▸ Data supplied:

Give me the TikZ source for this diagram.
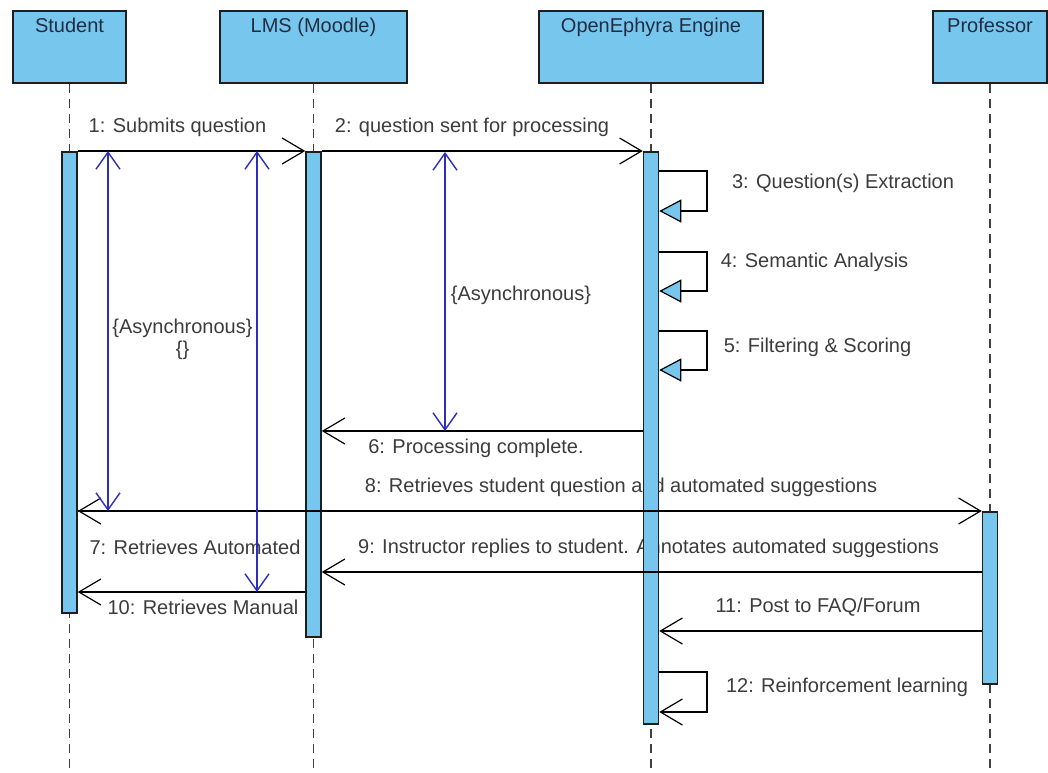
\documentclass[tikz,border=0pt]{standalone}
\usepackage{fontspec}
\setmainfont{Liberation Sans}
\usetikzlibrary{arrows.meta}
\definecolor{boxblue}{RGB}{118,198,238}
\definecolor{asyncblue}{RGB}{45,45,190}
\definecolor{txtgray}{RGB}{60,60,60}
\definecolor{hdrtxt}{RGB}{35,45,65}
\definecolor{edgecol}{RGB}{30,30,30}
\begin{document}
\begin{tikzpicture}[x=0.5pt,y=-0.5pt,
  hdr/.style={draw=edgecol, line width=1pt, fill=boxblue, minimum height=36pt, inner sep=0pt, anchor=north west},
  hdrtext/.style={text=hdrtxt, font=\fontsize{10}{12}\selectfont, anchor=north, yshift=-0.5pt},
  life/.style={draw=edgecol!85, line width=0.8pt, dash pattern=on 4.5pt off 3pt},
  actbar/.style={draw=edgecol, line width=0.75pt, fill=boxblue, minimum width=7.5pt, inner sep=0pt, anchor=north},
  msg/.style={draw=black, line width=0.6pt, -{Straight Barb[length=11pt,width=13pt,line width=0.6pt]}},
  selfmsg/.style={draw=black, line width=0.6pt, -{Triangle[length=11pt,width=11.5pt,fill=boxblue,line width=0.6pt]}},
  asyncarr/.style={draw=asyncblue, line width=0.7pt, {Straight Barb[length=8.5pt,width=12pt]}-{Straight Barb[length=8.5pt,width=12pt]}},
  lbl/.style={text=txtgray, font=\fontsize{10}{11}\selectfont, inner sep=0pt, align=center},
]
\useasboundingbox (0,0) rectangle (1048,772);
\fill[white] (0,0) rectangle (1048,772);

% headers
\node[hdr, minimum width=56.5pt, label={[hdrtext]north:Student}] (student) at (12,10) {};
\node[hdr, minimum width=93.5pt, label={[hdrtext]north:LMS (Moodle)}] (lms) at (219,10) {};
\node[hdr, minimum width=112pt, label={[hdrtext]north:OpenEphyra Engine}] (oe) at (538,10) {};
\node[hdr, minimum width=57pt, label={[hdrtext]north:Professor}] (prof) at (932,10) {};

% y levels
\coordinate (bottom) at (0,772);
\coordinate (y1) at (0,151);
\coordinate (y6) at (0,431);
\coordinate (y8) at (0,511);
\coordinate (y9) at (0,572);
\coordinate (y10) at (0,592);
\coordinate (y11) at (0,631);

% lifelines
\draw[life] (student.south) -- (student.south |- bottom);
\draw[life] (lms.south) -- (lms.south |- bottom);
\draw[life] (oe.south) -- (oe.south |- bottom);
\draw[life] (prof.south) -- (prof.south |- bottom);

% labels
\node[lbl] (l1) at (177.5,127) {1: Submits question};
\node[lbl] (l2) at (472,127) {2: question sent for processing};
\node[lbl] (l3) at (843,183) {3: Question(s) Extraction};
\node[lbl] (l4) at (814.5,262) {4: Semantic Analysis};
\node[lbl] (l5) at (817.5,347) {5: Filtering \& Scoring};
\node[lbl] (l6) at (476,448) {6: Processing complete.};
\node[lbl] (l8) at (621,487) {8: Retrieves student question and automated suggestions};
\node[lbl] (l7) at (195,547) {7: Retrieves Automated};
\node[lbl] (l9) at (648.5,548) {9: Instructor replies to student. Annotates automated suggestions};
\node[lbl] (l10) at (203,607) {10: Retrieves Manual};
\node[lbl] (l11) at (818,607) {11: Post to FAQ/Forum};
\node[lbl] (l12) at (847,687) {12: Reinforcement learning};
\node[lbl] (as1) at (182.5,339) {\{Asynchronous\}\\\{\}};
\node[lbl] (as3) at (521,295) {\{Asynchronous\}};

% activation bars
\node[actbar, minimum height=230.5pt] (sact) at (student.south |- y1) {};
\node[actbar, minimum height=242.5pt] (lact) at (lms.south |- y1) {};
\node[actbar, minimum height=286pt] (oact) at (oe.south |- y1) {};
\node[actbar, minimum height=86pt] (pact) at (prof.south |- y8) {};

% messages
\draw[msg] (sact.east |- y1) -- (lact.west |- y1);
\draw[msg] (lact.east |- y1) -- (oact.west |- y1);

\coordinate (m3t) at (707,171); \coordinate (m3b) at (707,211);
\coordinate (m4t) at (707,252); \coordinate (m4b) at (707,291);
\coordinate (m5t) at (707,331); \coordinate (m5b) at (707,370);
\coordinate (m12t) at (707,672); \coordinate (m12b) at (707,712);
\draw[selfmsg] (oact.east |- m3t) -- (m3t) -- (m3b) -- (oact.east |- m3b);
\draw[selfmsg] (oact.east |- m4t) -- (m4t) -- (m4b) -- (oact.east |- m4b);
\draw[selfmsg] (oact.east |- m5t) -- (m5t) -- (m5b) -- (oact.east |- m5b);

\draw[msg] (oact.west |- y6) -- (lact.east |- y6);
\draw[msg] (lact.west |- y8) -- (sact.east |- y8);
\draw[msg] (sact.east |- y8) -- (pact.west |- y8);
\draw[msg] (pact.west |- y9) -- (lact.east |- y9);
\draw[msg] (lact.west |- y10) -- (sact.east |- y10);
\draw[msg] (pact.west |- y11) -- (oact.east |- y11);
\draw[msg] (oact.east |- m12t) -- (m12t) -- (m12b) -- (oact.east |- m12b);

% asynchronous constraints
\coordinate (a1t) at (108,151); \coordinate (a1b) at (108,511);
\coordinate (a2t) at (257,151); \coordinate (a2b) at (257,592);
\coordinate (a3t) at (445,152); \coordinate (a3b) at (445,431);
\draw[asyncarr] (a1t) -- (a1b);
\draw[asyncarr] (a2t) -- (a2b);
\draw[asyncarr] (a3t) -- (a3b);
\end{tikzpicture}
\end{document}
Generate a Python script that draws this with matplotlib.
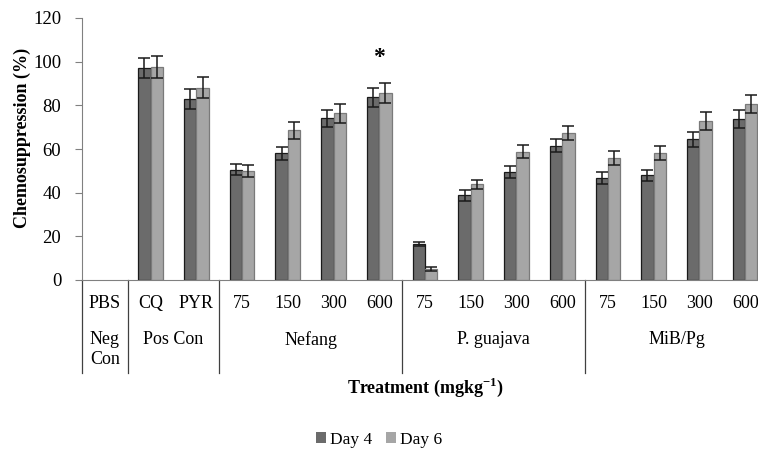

▸ Written request: Print each line of the material above exactly, with the pictures removed from your copy.

▸ Written response:
Give me the TikZ source for this diagram.
\documentclass[tikz,border=0pt]{standalone}
\usepackage{fontspec}
\setmainfont{Liberation Sans}
\usetikzlibrary{arrows.meta}
\definecolor{boxblue}{RGB}{118,198,238}
\definecolor{asyncblue}{RGB}{45,45,190}
\definecolor{txtgray}{RGB}{60,60,60}
\definecolor{hdrtxt}{RGB}{35,45,65}
\definecolor{edgecol}{RGB}{30,30,30}
\begin{document}
\begin{tikzpicture}[x=0.5pt,y=-0.5pt,
  hdr/.style={draw=edgecol, line width=1pt, fill=boxblue, minimum height=36pt, inner sep=0pt, anchor=north west},
  hdrtext/.style={text=hdrtxt, font=\fontsize{10}{12}\selectfont, anchor=north, yshift=-0.5pt},
  life/.style={draw=edgecol!85, line width=0.8pt, dash pattern=on 4.5pt off 3pt},
  actbar/.style={draw=edgecol, line width=0.75pt, fill=boxblue, minimum width=7.5pt, inner sep=0pt, anchor=north},
  msg/.style={draw=black, line width=0.6pt, -{Straight Barb[length=11pt,width=13pt,line width=0.6pt]}},
  selfmsg/.style={draw=black, line width=0.6pt, -{Triangle[length=11pt,width=11.5pt,fill=boxblue,line width=0.6pt]}},
  asyncarr/.style={draw=asyncblue, line width=0.7pt, {Straight Barb[length=8.5pt,width=12pt]}-{Straight Barb[length=8.5pt,width=12pt]}},
  lbl/.style={text=txtgray, font=\fontsize{10}{11}\selectfont, inner sep=0pt, align=center},
]
\useasboundingbox (0,0) rectangle (1048,772);
\fill[white] (0,0) rectangle (1048,772);

% headers
\node[hdr, minimum width=56.5pt, label={[hdrtext]north:Student}] (student) at (12,10) {};
\node[hdr, minimum width=93.5pt, label={[hdrtext]north:LMS (Moodle)}] (lms) at (219,10) {};
\node[hdr, minimum width=112pt, label={[hdrtext]north:OpenEphyra Engine}] (oe) at (538,10) {};
\node[hdr, minimum width=57pt, label={[hdrtext]north:Professor}] (prof) at (932,10) {};

% y levels
\coordinate (bottom) at (0,772);
\coordinate (y1) at (0,151);
\coordinate (y6) at (0,431);
\coordinate (y8) at (0,511);
\coordinate (y9) at (0,572);
\coordinate (y10) at (0,592);
\coordinate (y11) at (0,631);

% lifelines
\draw[life] (student.south) -- (student.south |- bottom);
\draw[life] (lms.south) -- (lms.south |- bottom);
\draw[life] (oe.south) -- (oe.south |- bottom);
\draw[life] (prof.south) -- (prof.south |- bottom);

% labels
\node[lbl] (l1) at (177.5,127) {1: Submits question};
\node[lbl] (l2) at (472,127) {2: question sent for processing};
\node[lbl] (l3) at (843,183) {3: Question(s) Extraction};
\node[lbl] (l4) at (814.5,262) {4: Semantic Analysis};
\node[lbl] (l5) at (817.5,347) {5: Filtering \& Scoring};
\node[lbl] (l6) at (476,448) {6: Processing complete.};
\node[lbl] (l8) at (621,487) {8: Retrieves student question and automated suggestions};
\node[lbl] (l7) at (195,547) {7: Retrieves Automated};
\node[lbl] (l9) at (648.5,548) {9: Instructor replies to student. Annotates automated suggestions};
\node[lbl] (l10) at (203,607) {10: Retrieves Manual};
\node[lbl] (l11) at (818,607) {11: Post to FAQ/Forum};
\node[lbl] (l12) at (847,687) {12: Reinforcement learning};
\node[lbl] (as1) at (182.5,339) {\{Asynchronous\}\\\{\}};
\node[lbl] (as3) at (521,295) {\{Asynchronous\}};

% activation bars
\node[actbar, minimum height=230.5pt] (sact) at (student.south |- y1) {};
\node[actbar, minimum height=242.5pt] (lact) at (lms.south |- y1) {};
\node[actbar, minimum height=286pt] (oact) at (oe.south |- y1) {};
\node[actbar, minimum height=86pt] (pact) at (prof.south |- y8) {};

% messages
\draw[msg] (sact.east |- y1) -- (lact.west |- y1);
\draw[msg] (lact.east |- y1) -- (oact.west |- y1);

\coordinate (m3t) at (707,171); \coordinate (m3b) at (707,211);
\coordinate (m4t) at (707,252); \coordinate (m4b) at (707,291);
\coordinate (m5t) at (707,331); \coordinate (m5b) at (707,370);
\coordinate (m12t) at (707,672); \coordinate (m12b) at (707,712);
\draw[selfmsg] (oact.east |- m3t) -- (m3t) -- (m3b) -- (oact.east |- m3b);
\draw[selfmsg] (oact.east |- m4t) -- (m4t) -- (m4b) -- (oact.east |- m4b);
\draw[selfmsg] (oact.east |- m5t) -- (m5t) -- (m5b) -- (oact.east |- m5b);

\draw[msg] (oact.west |- y6) -- (lact.east |- y6);
\draw[msg] (lact.west |- y8) -- (sact.east |- y8);
\draw[msg] (sact.east |- y8) -- (pact.west |- y8);
\draw[msg] (pact.west |- y9) -- (lact.east |- y9);
\draw[msg] (lact.west |- y10) -- (sact.east |- y10);
\draw[msg] (pact.west |- y11) -- (oact.east |- y11);
\draw[msg] (oact.east |- m12t) -- (m12t) -- (m12b) -- (oact.east |- m12b);

% asynchronous constraints
\coordinate (a1t) at (108,151); \coordinate (a1b) at (108,511);
\coordinate (a2t) at (257,151); \coordinate (a2b) at (257,592);
\coordinate (a3t) at (445,152); \coordinate (a3b) at (445,431);
\draw[asyncarr] (a1t) -- (a1b);
\draw[asyncarr] (a2t) -- (a2b);
\draw[asyncarr] (a3t) -- (a3b);
\end{tikzpicture}
\end{document}
Generate a Python script that draws this with matplotlib.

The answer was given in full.